▼

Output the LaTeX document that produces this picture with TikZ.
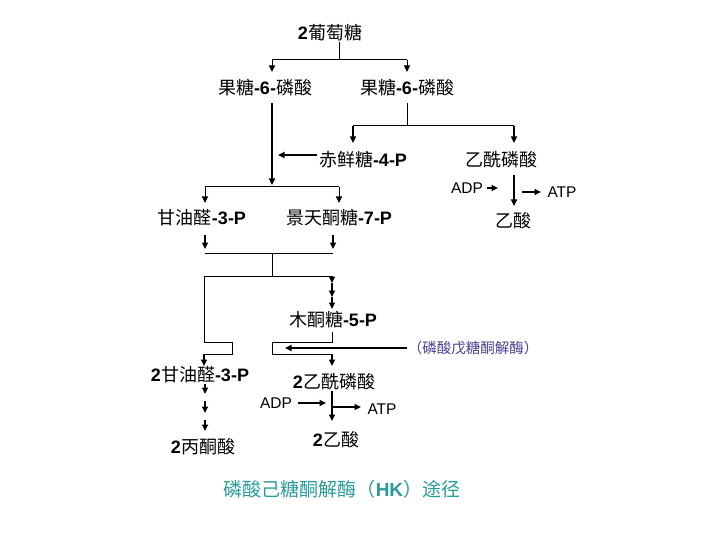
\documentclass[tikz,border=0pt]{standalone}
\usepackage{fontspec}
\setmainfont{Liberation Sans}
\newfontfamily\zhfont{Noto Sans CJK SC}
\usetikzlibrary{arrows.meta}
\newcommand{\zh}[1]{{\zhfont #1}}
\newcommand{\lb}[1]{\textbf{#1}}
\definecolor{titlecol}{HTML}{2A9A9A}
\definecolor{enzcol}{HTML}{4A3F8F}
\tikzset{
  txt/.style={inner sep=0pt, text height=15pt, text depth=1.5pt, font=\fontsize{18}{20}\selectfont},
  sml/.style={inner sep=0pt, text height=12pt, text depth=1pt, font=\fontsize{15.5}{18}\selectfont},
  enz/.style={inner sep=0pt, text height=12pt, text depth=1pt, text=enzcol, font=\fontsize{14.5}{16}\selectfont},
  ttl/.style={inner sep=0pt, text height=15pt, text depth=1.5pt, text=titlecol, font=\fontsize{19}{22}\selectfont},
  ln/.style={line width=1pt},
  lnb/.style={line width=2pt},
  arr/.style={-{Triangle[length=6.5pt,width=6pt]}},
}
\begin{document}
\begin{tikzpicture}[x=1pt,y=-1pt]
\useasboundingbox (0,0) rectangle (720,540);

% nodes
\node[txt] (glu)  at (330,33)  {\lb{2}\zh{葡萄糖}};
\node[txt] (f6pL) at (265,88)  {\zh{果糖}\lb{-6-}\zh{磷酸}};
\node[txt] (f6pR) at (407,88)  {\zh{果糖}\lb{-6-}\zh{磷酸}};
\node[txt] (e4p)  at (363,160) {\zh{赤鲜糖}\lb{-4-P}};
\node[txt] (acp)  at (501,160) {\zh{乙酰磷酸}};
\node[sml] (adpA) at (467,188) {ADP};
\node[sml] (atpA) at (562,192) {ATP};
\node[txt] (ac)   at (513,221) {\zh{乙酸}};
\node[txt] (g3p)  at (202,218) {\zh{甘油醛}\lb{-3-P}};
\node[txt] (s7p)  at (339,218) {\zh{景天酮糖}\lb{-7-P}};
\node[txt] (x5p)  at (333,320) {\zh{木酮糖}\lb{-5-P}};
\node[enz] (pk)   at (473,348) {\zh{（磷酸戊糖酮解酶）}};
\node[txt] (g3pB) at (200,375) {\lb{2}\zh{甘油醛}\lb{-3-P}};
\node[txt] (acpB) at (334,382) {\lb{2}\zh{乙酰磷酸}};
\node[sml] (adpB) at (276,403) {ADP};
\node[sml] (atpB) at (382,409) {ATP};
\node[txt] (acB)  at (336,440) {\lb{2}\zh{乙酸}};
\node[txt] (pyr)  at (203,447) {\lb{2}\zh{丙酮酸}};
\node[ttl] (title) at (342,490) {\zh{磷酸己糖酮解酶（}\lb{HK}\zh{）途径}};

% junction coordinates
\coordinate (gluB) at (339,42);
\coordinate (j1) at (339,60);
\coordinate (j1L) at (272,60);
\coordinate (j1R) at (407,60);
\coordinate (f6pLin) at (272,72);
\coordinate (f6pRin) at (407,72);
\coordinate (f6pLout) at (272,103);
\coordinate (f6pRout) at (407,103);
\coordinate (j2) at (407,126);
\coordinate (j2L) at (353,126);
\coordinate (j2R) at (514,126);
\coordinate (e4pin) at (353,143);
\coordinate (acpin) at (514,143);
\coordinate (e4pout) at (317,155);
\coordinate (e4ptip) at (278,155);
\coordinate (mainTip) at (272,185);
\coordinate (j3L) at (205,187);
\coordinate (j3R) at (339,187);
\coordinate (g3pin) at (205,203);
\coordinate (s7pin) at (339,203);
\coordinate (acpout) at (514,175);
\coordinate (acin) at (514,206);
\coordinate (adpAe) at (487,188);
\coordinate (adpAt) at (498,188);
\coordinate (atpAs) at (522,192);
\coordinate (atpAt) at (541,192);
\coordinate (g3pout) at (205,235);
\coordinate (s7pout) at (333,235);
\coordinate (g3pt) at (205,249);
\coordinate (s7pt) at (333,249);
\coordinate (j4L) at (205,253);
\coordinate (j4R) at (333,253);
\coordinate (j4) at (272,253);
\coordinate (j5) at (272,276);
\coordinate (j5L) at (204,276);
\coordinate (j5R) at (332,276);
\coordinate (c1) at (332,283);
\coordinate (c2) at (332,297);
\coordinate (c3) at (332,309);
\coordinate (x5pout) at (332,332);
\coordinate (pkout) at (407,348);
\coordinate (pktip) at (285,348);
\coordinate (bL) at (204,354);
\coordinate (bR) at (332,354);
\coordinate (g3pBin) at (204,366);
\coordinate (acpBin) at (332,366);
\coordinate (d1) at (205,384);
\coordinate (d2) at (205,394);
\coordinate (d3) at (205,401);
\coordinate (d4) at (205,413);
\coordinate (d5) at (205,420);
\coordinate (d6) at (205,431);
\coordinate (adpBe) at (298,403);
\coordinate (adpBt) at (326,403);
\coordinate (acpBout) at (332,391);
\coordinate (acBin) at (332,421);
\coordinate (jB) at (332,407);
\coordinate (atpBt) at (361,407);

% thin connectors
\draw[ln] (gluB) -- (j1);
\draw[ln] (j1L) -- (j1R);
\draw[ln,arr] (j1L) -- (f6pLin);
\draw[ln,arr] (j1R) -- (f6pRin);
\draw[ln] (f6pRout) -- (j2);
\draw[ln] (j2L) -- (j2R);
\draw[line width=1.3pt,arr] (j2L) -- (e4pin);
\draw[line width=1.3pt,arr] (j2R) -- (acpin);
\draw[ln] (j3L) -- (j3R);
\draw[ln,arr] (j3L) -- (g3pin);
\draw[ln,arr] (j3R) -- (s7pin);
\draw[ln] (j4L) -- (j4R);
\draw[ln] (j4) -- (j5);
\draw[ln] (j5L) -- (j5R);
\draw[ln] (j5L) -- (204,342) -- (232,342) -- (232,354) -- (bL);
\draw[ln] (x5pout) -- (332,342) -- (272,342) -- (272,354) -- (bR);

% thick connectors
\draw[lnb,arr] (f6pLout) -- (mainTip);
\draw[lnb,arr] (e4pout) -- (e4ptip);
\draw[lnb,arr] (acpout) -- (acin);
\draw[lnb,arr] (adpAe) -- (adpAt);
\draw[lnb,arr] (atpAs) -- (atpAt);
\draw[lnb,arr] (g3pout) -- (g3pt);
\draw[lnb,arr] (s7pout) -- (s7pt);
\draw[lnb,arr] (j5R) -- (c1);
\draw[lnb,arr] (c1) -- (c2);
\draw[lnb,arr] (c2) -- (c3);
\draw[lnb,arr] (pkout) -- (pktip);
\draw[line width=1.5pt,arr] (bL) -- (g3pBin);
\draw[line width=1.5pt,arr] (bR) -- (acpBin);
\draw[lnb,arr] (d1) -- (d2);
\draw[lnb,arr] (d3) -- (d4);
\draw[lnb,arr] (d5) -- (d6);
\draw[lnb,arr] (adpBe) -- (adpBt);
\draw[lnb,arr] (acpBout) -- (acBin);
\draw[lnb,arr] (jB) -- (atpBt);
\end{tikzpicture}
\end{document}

▲

To do
Leave out the pictures and reproduce the rest of the listing exactly.

Result of this task
Output the LaTeX document that produces this picture with TikZ.
\documentclass[tikz,border=0pt]{standalone}
\usepackage{fontspec}
\setmainfont{Liberation Sans}
\newfontfamily\zhfont{Noto Sans CJK SC}
\usetikzlibrary{arrows.meta}
\newcommand{\zh}[1]{{\zhfont #1}}
\newcommand{\lb}[1]{\textbf{#1}}
\definecolor{titlecol}{HTML}{2A9A9A}
\definecolor{enzcol}{HTML}{4A3F8F}
\tikzset{
  txt/.style={inner sep=0pt, text height=15pt, text depth=1.5pt, font=\fontsize{18}{20}\selectfont},
  sml/.style={inner sep=0pt, text height=12pt, text depth=1pt, font=\fontsize{15.5}{18}\selectfont},
  enz/.style={inner sep=0pt, text height=12pt, text depth=1pt, text=enzcol, font=\fontsize{14.5}{16}\selectfont},
  ttl/.style={inner sep=0pt, text height=15pt, text depth=1.5pt, text=titlecol, font=\fontsize{19}{22}\selectfont},
  ln/.style={line width=1pt},
  lnb/.style={line width=2pt},
  arr/.style={-{Triangle[length=6.5pt,width=6pt]}},
}
\begin{document}
\begin{tikzpicture}[x=1pt,y=-1pt]
\useasboundingbox (0,0) rectangle (720,540);

% nodes
\node[txt] (glu)  at (330,33)  {\lb{2}\zh{葡萄糖}};
\node[txt] (f6pL) at (265,88)  {\zh{果糖}\lb{-6-}\zh{磷酸}};
\node[txt] (f6pR) at (407,88)  {\zh{果糖}\lb{-6-}\zh{磷酸}};
\node[txt] (e4p)  at (363,160) {\zh{赤鲜糖}\lb{-4-P}};
\node[txt] (acp)  at (501,160) {\zh{乙酰磷酸}};
\node[sml] (adpA) at (467,188) {ADP};
\node[sml] (atpA) at (562,192) {ATP};
\node[txt] (ac)   at (513,221) {\zh{乙酸}};
\node[txt] (g3p)  at (202,218) {\zh{甘油醛}\lb{-3-P}};
\node[txt] (s7p)  at (339,218) {\zh{景天酮糖}\lb{-7-P}};
\node[txt] (x5p)  at (333,320) {\zh{木酮糖}\lb{-5-P}};
\node[enz] (pk)   at (473,348) {\zh{（磷酸戊糖酮解酶）}};
\node[txt] (g3pB) at (200,375) {\lb{2}\zh{甘油醛}\lb{-3-P}};
\node[txt] (acpB) at (334,382) {\lb{2}\zh{乙酰磷酸}};
\node[sml] (adpB) at (276,403) {ADP};
\node[sml] (atpB) at (382,409) {ATP};
\node[txt] (acB)  at (336,440) {\lb{2}\zh{乙酸}};
\node[txt] (pyr)  at (203,447) {\lb{2}\zh{丙酮酸}};
\node[ttl] (title) at (342,490) {\zh{磷酸己糖酮解酶（}\lb{HK}\zh{）途径}};

% junction coordinates
\coordinate (gluB) at (339,42);
\coordinate (j1) at (339,60);
\coordinate (j1L) at (272,60);
\coordinate (j1R) at (407,60);
\coordinate (f6pLin) at (272,72);
\coordinate (f6pRin) at (407,72);
\coordinate (f6pLout) at (272,103);
\coordinate (f6pRout) at (407,103);
\coordinate (j2) at (407,126);
\coordinate (j2L) at (353,126);
\coordinate (j2R) at (514,126);
\coordinate (e4pin) at (353,143);
\coordinate (acpin) at (514,143);
\coordinate (e4pout) at (317,155);
\coordinate (e4ptip) at (278,155);
\coordinate (mainTip) at (272,185);
\coordinate (j3L) at (205,187);
\coordinate (j3R) at (339,187);
\coordinate (g3pin) at (205,203);
\coordinate (s7pin) at (339,203);
\coordinate (acpout) at (514,175);
\coordinate (acin) at (514,206);
\coordinate (adpAe) at (487,188);
\coordinate (adpAt) at (498,188);
\coordinate (atpAs) at (522,192);
\coordinate (atpAt) at (541,192);
\coordinate (g3pout) at (205,235);
\coordinate (s7pout) at (333,235);
\coordinate (g3pt) at (205,249);
\coordinate (s7pt) at (333,249);
\coordinate (j4L) at (205,253);
\coordinate (j4R) at (333,253);
\coordinate (j4) at (272,253);
\coordinate (j5) at (272,276);
\coordinate (j5L) at (204,276);
\coordinate (j5R) at (332,276);
\coordinate (c1) at (332,283);
\coordinate (c2) at (332,297);
\coordinate (c3) at (332,309);
\coordinate (x5pout) at (332,332);
\coordinate (pkout) at (407,348);
\coordinate (pktip) at (285,348);
\coordinate (bL) at (204,354);
\coordinate (bR) at (332,354);
\coordinate (g3pBin) at (204,366);
\coordinate (acpBin) at (332,366);
\coordinate (d1) at (205,384);
\coordinate (d2) at (205,394);
\coordinate (d3) at (205,401);
\coordinate (d4) at (205,413);
\coordinate (d5) at (205,420);
\coordinate (d6) at (205,431);
\coordinate (adpBe) at (298,403);
\coordinate (adpBt) at (326,403);
\coordinate (acpBout) at (332,391);
\coordinate (acBin) at (332,421);
\coordinate (jB) at (332,407);
\coordinate (atpBt) at (361,407);

% thin connectors
\draw[ln] (gluB) -- (j1);
\draw[ln] (j1L) -- (j1R);
\draw[ln,arr] (j1L) -- (f6pLin);
\draw[ln,arr] (j1R) -- (f6pRin);
\draw[ln] (f6pRout) -- (j2);
\draw[ln] (j2L) -- (j2R);
\draw[line width=1.3pt,arr] (j2L) -- (e4pin);
\draw[line width=1.3pt,arr] (j2R) -- (acpin);
\draw[ln] (j3L) -- (j3R);
\draw[ln,arr] (j3L) -- (g3pin);
\draw[ln,arr] (j3R) -- (s7pin);
\draw[ln] (j4L) -- (j4R);
\draw[ln] (j4) -- (j5);
\draw[ln] (j5L) -- (j5R);
\draw[ln] (j5L) -- (204,342) -- (232,342) -- (232,354) -- (bL);
\draw[ln] (x5pout) -- (332,342) -- (272,342) -- (272,354) -- (bR);

% thick connectors
\draw[lnb,arr] (f6pLout) -- (mainTip);
\draw[lnb,arr] (e4pout) -- (e4ptip);
\draw[lnb,arr] (acpout) -- (acin);
\draw[lnb,arr] (adpAe) -- (adpAt);
\draw[lnb,arr] (atpAs) -- (atpAt);
\draw[lnb,arr] (g3pout) -- (g3pt);
\draw[lnb,arr] (s7pout) -- (s7pt);
\draw[lnb,arr] (j5R) -- (c1);
\draw[lnb,arr] (c1) -- (c2);
\draw[lnb,arr] (c2) -- (c3);
\draw[lnb,arr] (pkout) -- (pktip);
\draw[line width=1.5pt,arr] (bL) -- (g3pBin);
\draw[line width=1.5pt,arr] (bR) -- (acpBin);
\draw[lnb,arr] (d1) -- (d2);
\draw[lnb,arr] (d3) -- (d4);
\draw[lnb,arr] (d5) -- (d6);
\draw[lnb,arr] (adpBe) -- (adpBt);
\draw[lnb,arr] (acpBout) -- (acBin);
\draw[lnb,arr] (jB) -- (atpBt);
\end{tikzpicture}
\end{document}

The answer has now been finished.